Growing up, I read Florence King's column because my parents had a subscription to The National Review. She was my favorite part of the entire magazine, mostly because of her way with words. I realize now how she reminds me of Oscar Wilde, Ambrose Bierce, P.G. Wodehouse, and a touch of David Sedaris.
And I wish that I had encountered her memoir, Confessions of a Failed Southern Lady, years ago. I heard of this book only because she died in the first week of 2016 at age 80. She makes misanthropy funny, and is scathingly honest. She's also a conservative feminist, which is a rare bird indeed.
Don't expect to read a placid 1950s coming-of-age story a la The Life and Times of the Thunderbolt Kid (a book I truly enjoyed, BTW). Do expect sex. LOTS of sex. And a woman whose family overlooks Christmas only because of "the din made by the Different Drummer Corps that marched back and forth across the parade grounds of our minds" (205).
Be prepared, too, for a stunning third act that turns this light fluff of a biography into something more. It is poignant, sad, and cathartic. I'm adding Florence King into my list of favorite writers, and look forward to reading more of her work.

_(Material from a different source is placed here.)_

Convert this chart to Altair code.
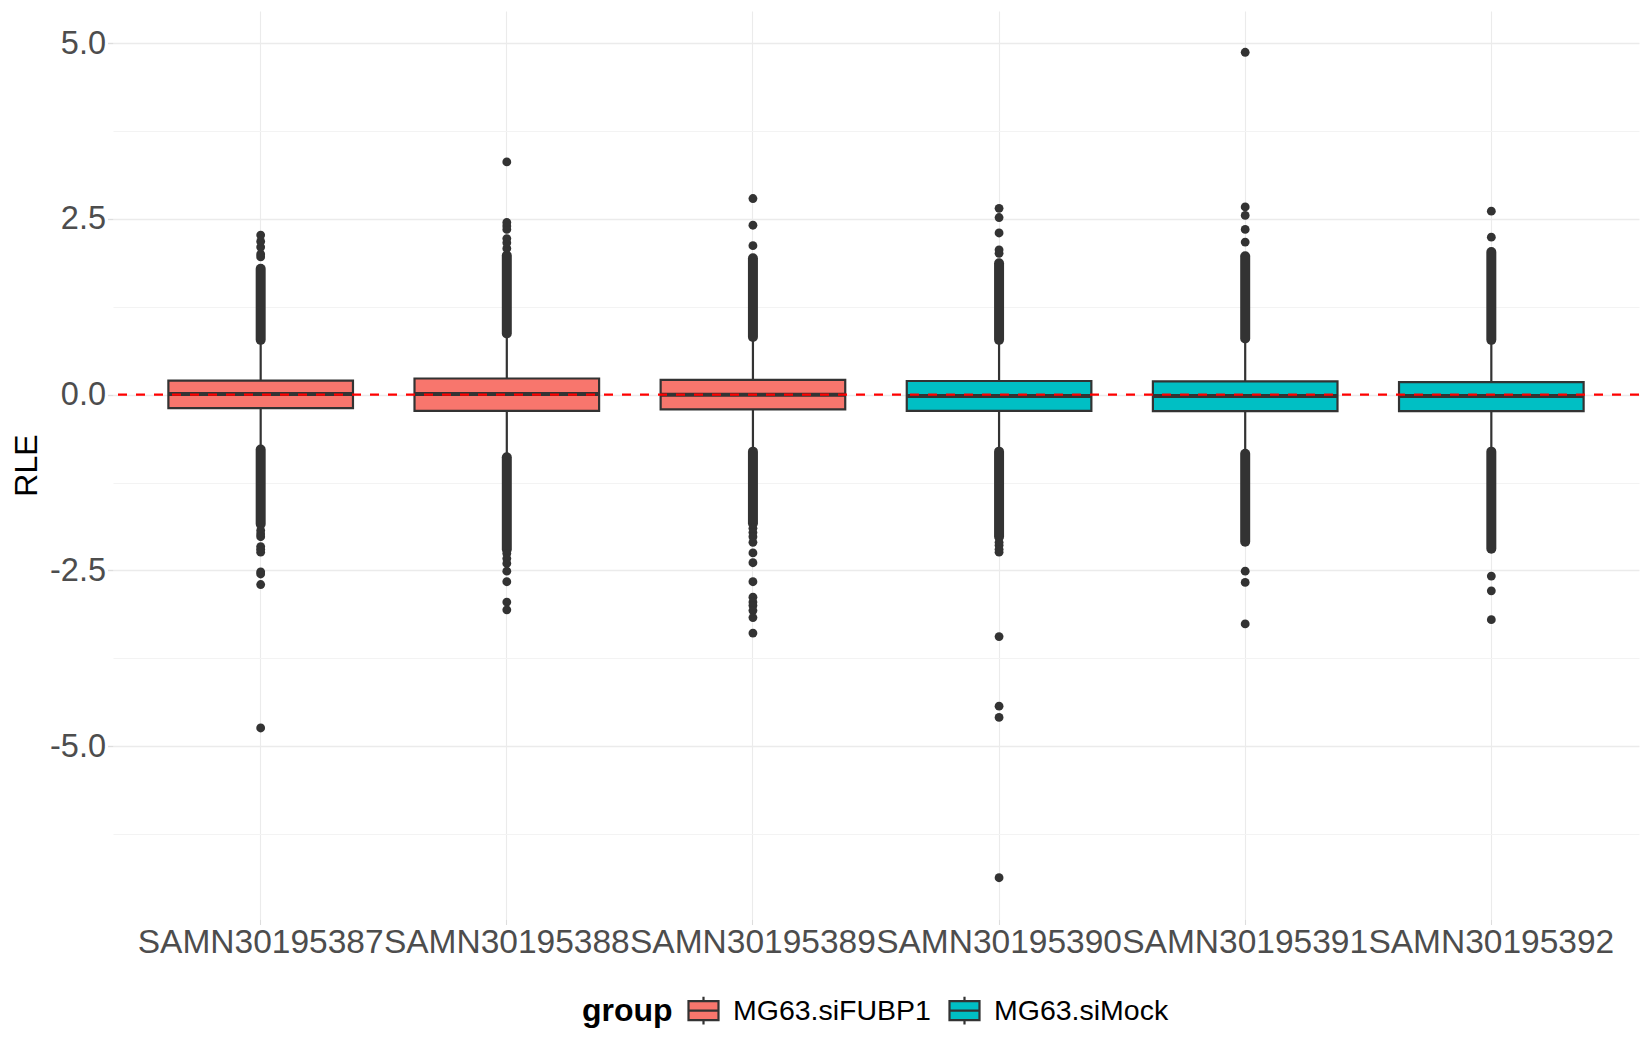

On her parent's first meeting: "It was a bad start but the gin helped." - 17
"Expecting Granny to stay away from an unformed blob of female material was like expecting a cobra to stay away from a flute." - 29
"A man who wears a tuxedo while emptying the garbage at four A.M. is bound to have strange children." - 33
"Today I admire her lack of vocation for motherhood, but at four I was convinced that she was trying to murder me." - 42
"Whether or not I went crazy is impossible to say; a maniac could hide in my family as a leaf can hide in a forest." - 45
"Dimly I sensed that a female with a personality like mine has to make sure that she looks and smells good at all times, or as Henry Adams put it: 'Those who study Greek must take pains with their dress.'" - 81
Out of all the sports after joining the Marines: "I picked riding because it gave me a chance to sit down." - 148
"I inadvertently encouraged him by laughing - at him - but incapable of discerning the difference, he soon believed himself to be the heir of Swift and Wilde." - 240 (Spoken like a true misanthrope!)